[TASK REQUIREMENTS] Every line below is to be copied exactly, with the pictures left out.

[DATA PROVIDED]
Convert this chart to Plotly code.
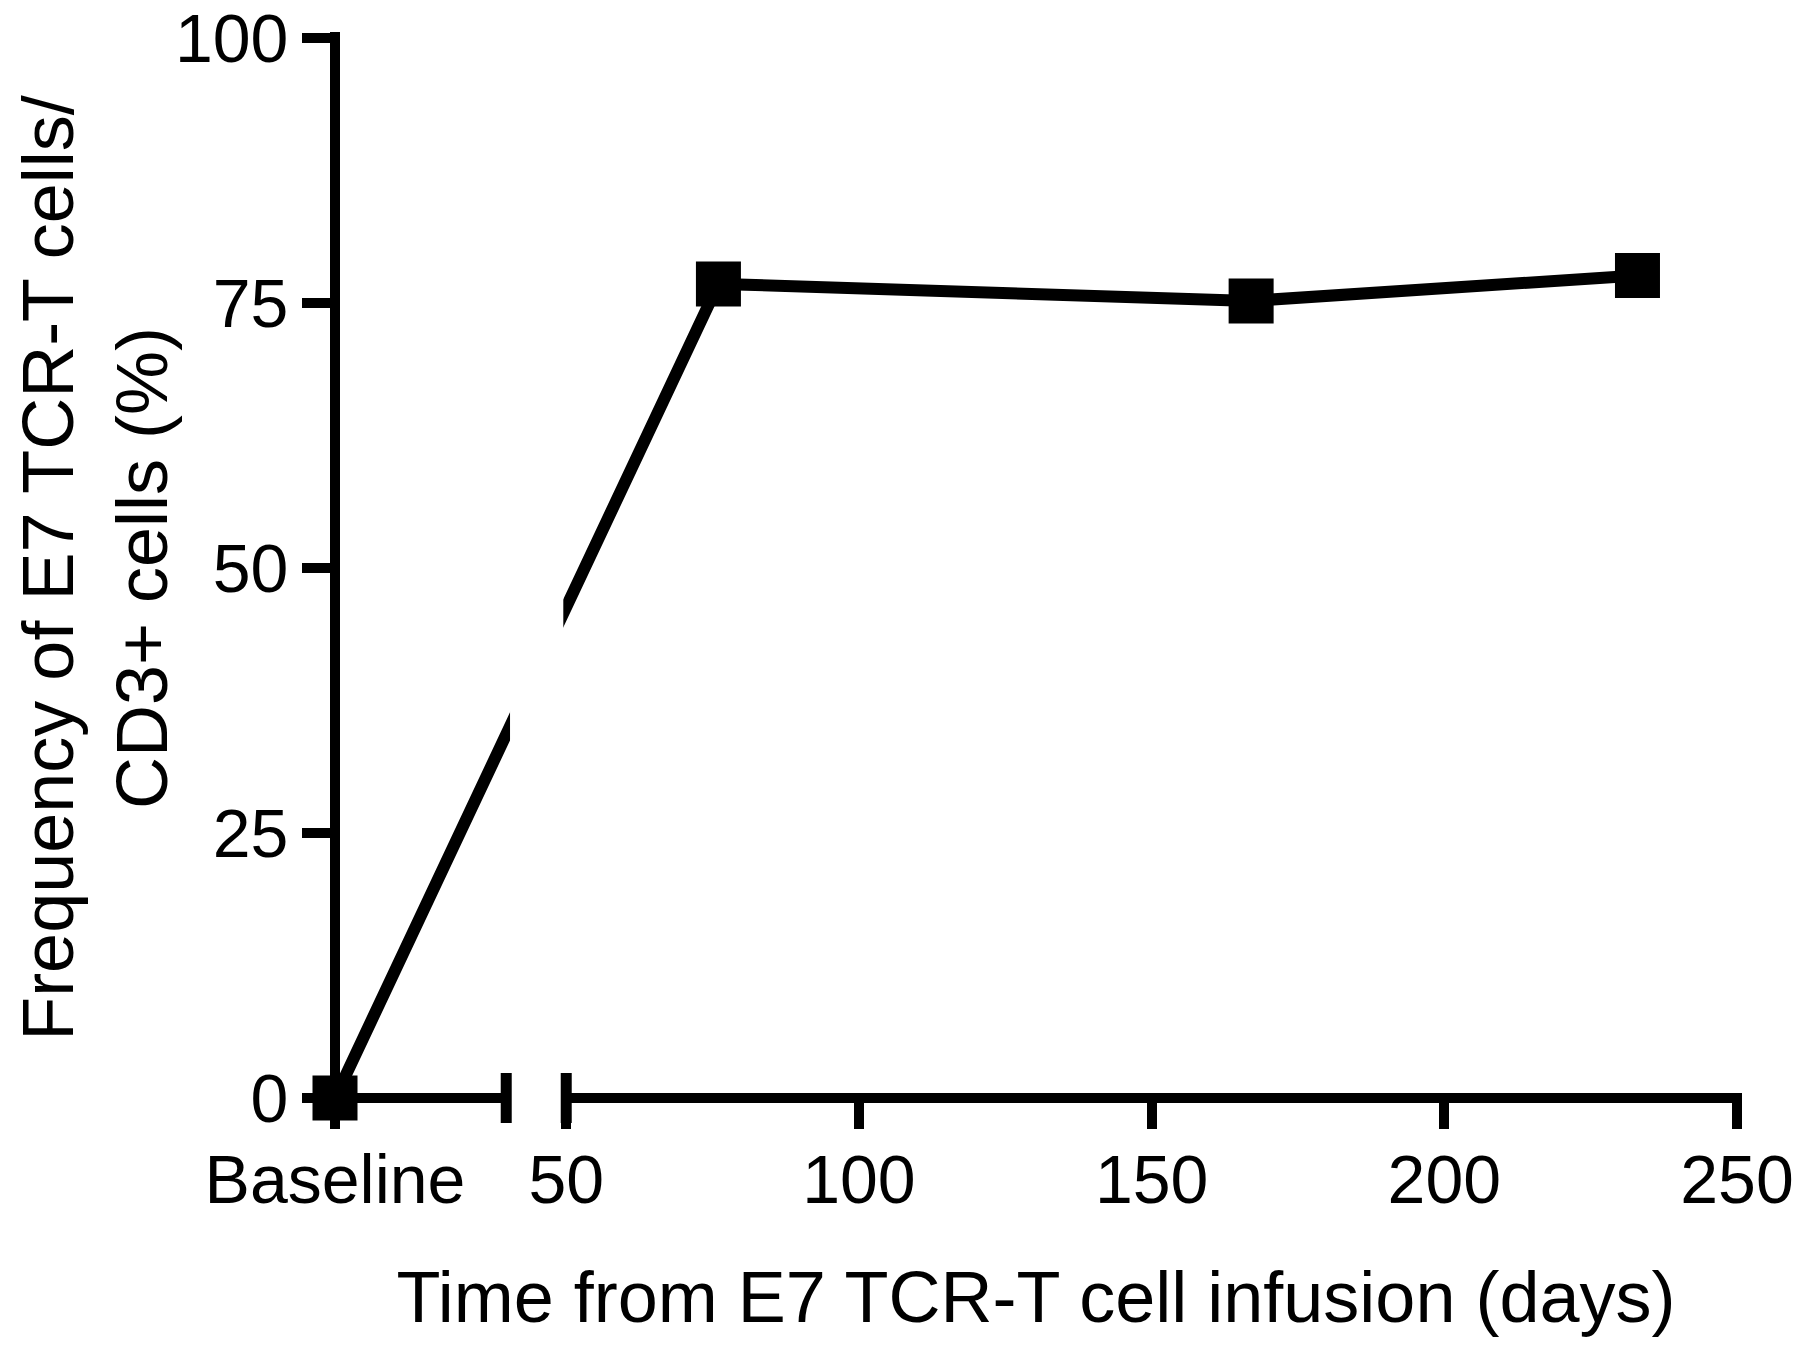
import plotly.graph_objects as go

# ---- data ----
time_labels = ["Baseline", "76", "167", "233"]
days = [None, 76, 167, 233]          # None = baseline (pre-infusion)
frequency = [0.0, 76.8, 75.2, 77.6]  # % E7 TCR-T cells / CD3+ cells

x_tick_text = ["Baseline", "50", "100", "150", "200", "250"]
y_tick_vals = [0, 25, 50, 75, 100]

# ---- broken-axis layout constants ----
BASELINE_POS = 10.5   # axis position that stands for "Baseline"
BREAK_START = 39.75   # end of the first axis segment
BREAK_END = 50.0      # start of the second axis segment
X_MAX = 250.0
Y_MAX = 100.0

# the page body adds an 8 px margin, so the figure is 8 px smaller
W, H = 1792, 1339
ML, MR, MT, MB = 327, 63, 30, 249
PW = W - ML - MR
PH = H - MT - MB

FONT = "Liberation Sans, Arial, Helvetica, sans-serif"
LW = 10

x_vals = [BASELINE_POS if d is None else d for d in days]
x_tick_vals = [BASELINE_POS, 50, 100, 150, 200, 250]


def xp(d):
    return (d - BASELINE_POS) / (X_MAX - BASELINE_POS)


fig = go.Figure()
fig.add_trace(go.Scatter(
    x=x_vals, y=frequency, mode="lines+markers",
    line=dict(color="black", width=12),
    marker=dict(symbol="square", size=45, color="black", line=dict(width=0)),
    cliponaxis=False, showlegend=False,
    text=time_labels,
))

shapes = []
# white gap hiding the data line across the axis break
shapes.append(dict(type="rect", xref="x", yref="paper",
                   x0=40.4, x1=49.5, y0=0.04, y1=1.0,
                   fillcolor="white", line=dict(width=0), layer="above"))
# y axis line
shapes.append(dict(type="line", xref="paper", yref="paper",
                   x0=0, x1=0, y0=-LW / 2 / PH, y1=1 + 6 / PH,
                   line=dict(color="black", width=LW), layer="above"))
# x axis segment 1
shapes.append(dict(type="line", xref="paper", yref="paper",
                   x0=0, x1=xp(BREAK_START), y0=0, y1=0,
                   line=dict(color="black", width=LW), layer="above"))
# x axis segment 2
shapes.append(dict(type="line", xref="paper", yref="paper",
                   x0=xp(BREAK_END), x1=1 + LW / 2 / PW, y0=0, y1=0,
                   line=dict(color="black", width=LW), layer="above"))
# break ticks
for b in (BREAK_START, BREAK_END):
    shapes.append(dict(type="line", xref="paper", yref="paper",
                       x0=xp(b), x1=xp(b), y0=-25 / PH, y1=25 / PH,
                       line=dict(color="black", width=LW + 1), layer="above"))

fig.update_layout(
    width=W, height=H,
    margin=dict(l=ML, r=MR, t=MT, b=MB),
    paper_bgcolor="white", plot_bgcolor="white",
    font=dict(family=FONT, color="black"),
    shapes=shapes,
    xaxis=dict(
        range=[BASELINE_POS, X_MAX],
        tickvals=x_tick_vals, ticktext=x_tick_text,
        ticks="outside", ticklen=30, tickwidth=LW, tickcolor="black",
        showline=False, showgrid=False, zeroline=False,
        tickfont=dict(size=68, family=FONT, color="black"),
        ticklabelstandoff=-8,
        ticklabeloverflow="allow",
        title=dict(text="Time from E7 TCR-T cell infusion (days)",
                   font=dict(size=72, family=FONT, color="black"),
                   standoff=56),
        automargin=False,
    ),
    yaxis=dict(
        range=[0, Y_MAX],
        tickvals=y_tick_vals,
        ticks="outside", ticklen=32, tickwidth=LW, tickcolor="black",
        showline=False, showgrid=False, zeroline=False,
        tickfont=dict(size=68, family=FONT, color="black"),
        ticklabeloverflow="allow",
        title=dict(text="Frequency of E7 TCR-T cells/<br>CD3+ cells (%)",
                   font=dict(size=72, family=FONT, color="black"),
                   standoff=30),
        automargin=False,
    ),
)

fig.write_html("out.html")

[PROBLEM SOLUTION]
Convert this chart to Plotly code.
import plotly.graph_objects as go

# ---- data ----
time_labels = ["Baseline", "76", "167", "233"]
days = [None, 76, 167, 233]          # None = baseline (pre-infusion)
frequency = [0.0, 76.8, 75.2, 77.6]  # % E7 TCR-T cells / CD3+ cells

x_tick_text = ["Baseline", "50", "100", "150", "200", "250"]
y_tick_vals = [0, 25, 50, 75, 100]

# ---- broken-axis layout constants ----
BASELINE_POS = 10.5   # axis position that stands for "Baseline"
BREAK_START = 39.75   # end of the first axis segment
BREAK_END = 50.0      # start of the second axis segment
X_MAX = 250.0
Y_MAX = 100.0

# the page body adds an 8 px margin, so the figure is 8 px smaller
W, H = 1792, 1339
ML, MR, MT, MB = 327, 63, 30, 249
PW = W - ML - MR
PH = H - MT - MB

FONT = "Liberation Sans, Arial, Helvetica, sans-serif"
LW = 10

x_vals = [BASELINE_POS if d is None else d for d in days]
x_tick_vals = [BASELINE_POS, 50, 100, 150, 200, 250]


def xp(d):
    return (d - BASELINE_POS) / (X_MAX - BASELINE_POS)


fig = go.Figure()
fig.add_trace(go.Scatter(
    x=x_vals, y=frequency, mode="lines+markers",
    line=dict(color="black", width=12),
    marker=dict(symbol="square", size=45, color="black", line=dict(width=0)),
    cliponaxis=False, showlegend=False,
    text=time_labels,
))

shapes = []
# white gap hiding the data line across the axis break
shapes.append(dict(type="rect", xref="x", yref="paper",
                   x0=40.4, x1=49.5, y0=0.04, y1=1.0,
                   fillcolor="white", line=dict(width=0), layer="above"))
# y axis line
shapes.append(dict(type="line", xref="paper", yref="paper",
                   x0=0, x1=0, y0=-LW / 2 / PH, y1=1 + 6 / PH,
                   line=dict(color="black", width=LW), layer="above"))
# x axis segment 1
shapes.append(dict(type="line", xref="paper", yref="paper",
                   x0=0, x1=xp(BREAK_START), y0=0, y1=0,
                   line=dict(color="black", width=LW), layer="above"))
# x axis segment 2
shapes.append(dict(type="line", xref="paper", yref="paper",
                   x0=xp(BREAK_END), x1=1 + LW / 2 / PW, y0=0, y1=0,
                   line=dict(color="black", width=LW), layer="above"))
# break ticks
for b in (BREAK_START, BREAK_END):
    shapes.append(dict(type="line", xref="paper", yref="paper",
                       x0=xp(b), x1=xp(b), y0=-25 / PH, y1=25 / PH,
                       line=dict(color="black", width=LW + 1), layer="above"))

fig.update_layout(
    width=W, height=H,
    margin=dict(l=ML, r=MR, t=MT, b=MB),
    paper_bgcolor="white", plot_bgcolor="white",
    font=dict(family=FONT, color="black"),
    shapes=shapes,
    xaxis=dict(
        range=[BASELINE_POS, X_MAX],
        tickvals=x_tick_vals, ticktext=x_tick_text,
        ticks="outside", ticklen=30, tickwidth=LW, tickcolor="black",
        showline=False, showgrid=False, zeroline=False,
        tickfont=dict(size=68, family=FONT, color="black"),
        ticklabelstandoff=-8,
        ticklabeloverflow="allow",
        title=dict(text="Time from E7 TCR-T cell infusion (days)",
                   font=dict(size=72, family=FONT, color="black"),
                   standoff=56),
        automargin=False,
    ),
    yaxis=dict(
        range=[0, Y_MAX],
        tickvals=y_tick_vals,
        ticks="outside", ticklen=32, tickwidth=LW, tickcolor="black",
        showline=False, showgrid=False, zeroline=False,
        tickfont=dict(size=68, family=FONT, color="black"),
        ticklabeloverflow="allow",
        title=dict(text="Frequency of E7 TCR-T cells/<br>CD3+ cells (%)",
                   font=dict(size=72, family=FONT, color="black"),
                   standoff=30),
        automargin=False,
    ),
)

fig.write_html("out.html")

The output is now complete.